→ Short exercise: Skip all pictures, then copy the lines from the start of the data through the line with "plt.rcParams['mathtext.fontset'] = 'dejavuserif'", keeping both ends.
——————————
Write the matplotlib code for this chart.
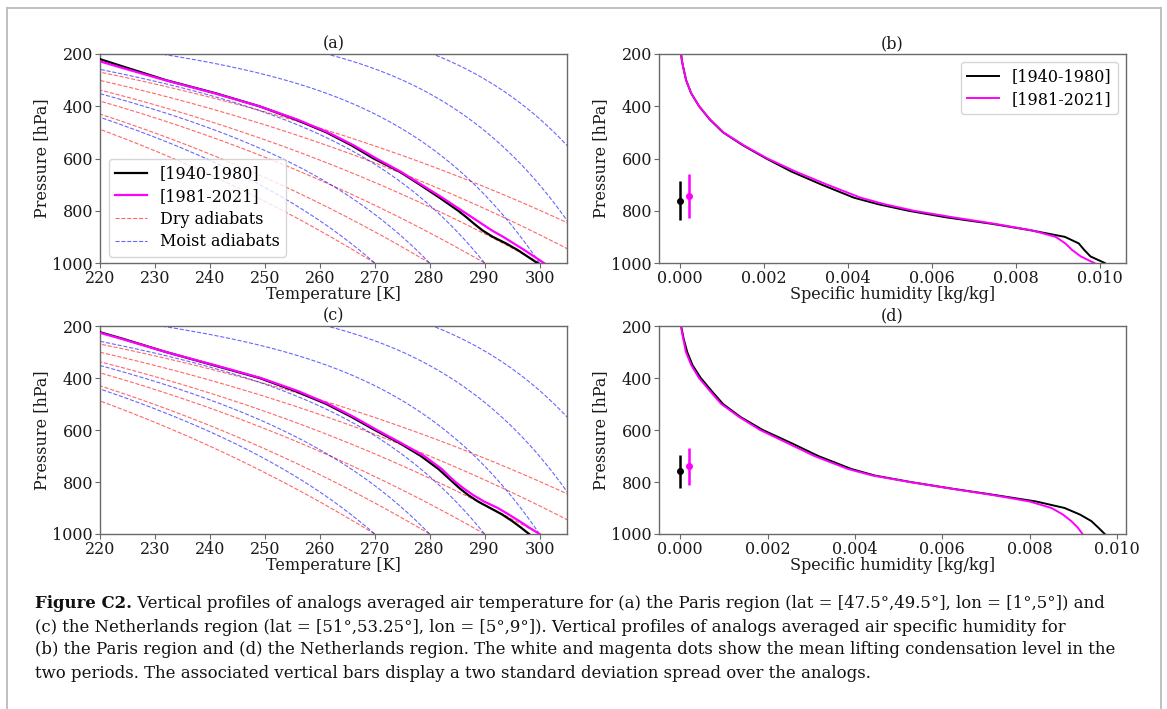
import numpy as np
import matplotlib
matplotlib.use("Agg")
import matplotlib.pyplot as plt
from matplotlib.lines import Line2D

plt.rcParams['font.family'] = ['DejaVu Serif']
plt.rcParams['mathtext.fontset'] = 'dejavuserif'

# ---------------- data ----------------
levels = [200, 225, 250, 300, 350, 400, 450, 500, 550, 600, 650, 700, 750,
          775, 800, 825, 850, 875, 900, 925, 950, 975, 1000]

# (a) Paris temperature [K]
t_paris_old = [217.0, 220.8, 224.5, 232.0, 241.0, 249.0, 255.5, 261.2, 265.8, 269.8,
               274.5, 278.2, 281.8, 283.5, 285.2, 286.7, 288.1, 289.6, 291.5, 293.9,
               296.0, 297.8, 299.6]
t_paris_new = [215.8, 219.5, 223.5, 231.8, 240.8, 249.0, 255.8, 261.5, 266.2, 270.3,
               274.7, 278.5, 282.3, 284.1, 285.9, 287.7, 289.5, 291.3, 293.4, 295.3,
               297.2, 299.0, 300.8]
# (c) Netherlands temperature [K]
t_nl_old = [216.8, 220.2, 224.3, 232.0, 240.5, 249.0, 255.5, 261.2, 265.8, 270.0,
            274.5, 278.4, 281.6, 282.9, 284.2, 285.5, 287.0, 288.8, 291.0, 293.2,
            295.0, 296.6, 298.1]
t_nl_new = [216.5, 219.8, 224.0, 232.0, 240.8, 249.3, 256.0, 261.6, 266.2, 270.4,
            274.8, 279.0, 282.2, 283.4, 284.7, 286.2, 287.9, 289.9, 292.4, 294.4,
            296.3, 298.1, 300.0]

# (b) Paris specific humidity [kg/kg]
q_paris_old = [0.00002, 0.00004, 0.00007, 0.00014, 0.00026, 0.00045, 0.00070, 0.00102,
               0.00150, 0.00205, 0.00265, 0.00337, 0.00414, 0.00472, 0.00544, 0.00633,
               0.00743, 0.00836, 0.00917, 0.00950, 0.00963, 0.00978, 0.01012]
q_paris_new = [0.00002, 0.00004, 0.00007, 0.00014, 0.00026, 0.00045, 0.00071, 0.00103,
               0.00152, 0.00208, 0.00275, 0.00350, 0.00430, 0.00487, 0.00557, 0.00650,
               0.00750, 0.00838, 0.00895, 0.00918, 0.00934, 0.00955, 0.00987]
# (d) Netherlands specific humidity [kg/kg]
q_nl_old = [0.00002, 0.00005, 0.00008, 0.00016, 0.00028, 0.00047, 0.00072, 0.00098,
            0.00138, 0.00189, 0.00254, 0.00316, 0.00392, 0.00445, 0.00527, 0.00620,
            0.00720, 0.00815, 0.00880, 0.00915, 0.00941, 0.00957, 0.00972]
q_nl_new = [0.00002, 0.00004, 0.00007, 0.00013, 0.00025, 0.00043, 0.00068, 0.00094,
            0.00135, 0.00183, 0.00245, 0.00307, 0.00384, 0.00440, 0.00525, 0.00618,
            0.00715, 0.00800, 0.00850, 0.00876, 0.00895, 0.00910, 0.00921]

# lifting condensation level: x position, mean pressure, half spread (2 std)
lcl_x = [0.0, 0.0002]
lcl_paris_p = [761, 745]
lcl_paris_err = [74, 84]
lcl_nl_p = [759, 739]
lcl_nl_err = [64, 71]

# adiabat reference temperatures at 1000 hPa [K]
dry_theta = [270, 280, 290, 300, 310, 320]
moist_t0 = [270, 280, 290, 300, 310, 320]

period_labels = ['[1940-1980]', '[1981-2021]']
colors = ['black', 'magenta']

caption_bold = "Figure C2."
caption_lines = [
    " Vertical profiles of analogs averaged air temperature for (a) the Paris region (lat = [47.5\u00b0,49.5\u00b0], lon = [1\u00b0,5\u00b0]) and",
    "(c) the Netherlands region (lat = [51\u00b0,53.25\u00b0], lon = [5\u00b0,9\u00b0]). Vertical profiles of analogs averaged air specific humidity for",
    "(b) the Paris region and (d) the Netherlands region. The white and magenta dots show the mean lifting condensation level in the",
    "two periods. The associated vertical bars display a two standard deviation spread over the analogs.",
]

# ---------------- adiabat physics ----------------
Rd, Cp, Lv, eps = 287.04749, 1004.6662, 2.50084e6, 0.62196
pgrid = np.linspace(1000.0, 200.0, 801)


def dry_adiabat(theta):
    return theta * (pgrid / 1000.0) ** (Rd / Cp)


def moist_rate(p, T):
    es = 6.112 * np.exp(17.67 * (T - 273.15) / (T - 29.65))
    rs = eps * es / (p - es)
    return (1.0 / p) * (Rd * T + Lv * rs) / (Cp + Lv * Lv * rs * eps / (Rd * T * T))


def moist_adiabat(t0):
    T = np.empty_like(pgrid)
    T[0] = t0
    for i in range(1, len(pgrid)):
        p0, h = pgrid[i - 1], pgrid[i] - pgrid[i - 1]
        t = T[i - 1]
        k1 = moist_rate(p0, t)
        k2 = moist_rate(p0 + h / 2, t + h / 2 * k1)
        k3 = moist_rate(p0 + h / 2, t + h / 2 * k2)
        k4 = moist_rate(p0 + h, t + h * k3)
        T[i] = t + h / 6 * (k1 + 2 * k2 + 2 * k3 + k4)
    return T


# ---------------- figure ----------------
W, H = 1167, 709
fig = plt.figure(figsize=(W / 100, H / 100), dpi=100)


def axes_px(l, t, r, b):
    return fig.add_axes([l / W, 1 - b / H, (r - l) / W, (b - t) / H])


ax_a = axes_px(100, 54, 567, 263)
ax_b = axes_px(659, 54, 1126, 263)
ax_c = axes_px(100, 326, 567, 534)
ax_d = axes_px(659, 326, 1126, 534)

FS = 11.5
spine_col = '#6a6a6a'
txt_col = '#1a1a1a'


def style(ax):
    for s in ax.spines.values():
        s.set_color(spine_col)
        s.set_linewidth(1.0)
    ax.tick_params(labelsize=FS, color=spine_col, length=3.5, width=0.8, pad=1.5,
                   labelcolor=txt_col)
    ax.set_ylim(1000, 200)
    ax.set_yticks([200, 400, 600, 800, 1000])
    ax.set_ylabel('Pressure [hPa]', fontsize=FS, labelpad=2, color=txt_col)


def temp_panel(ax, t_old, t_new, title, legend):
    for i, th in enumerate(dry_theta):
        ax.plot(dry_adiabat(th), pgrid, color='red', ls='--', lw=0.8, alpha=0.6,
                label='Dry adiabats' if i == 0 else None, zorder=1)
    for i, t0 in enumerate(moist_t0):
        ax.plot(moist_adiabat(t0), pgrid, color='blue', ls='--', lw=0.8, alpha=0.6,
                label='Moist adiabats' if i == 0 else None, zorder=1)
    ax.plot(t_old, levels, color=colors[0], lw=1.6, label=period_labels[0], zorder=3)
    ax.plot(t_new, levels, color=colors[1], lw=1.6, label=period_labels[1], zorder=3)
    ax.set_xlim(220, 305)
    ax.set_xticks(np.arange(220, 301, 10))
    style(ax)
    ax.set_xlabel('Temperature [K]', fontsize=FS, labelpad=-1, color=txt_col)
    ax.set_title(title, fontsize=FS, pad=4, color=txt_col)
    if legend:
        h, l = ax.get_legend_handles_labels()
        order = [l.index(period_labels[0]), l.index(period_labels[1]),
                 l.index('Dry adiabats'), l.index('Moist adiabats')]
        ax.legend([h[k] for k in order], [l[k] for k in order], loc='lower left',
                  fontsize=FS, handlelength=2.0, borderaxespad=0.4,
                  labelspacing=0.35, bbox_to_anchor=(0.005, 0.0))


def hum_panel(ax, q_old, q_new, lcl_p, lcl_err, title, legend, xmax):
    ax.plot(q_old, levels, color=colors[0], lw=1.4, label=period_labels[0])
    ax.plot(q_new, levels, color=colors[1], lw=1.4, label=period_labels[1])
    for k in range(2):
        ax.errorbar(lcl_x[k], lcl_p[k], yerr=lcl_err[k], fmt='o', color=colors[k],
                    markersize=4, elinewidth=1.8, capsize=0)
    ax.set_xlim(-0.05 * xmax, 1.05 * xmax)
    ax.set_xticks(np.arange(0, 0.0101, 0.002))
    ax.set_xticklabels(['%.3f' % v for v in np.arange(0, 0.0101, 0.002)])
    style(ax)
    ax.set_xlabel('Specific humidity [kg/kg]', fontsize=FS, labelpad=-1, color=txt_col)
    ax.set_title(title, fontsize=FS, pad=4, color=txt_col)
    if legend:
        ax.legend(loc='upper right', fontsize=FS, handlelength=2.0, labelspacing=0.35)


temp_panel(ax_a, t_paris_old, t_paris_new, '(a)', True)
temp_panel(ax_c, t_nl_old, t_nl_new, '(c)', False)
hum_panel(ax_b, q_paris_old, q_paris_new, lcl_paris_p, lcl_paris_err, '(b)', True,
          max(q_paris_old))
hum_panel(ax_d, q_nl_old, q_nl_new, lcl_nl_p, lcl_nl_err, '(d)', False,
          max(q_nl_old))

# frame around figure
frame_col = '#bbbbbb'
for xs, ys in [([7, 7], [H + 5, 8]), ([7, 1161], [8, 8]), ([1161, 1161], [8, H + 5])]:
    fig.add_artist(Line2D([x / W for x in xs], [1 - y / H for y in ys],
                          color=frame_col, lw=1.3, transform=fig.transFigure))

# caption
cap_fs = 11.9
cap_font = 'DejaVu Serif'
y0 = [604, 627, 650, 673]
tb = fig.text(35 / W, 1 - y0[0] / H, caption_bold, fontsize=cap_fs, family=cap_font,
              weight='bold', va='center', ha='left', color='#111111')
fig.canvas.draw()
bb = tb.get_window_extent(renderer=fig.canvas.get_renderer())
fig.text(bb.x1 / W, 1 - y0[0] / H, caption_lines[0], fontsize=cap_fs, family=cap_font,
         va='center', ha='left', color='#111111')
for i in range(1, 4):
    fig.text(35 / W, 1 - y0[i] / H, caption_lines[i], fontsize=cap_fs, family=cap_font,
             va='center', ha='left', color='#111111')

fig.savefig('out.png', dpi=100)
——————————
→ Result of this task:
Write the matplotlib code for this chart.
import numpy as np
import matplotlib
matplotlib.use("Agg")
import matplotlib.pyplot as plt
from matplotlib.lines import Line2D

plt.rcParams['font.family'] = ['DejaVu Serif']
plt.rcParams['mathtext.fontset'] = 'dejavuserif'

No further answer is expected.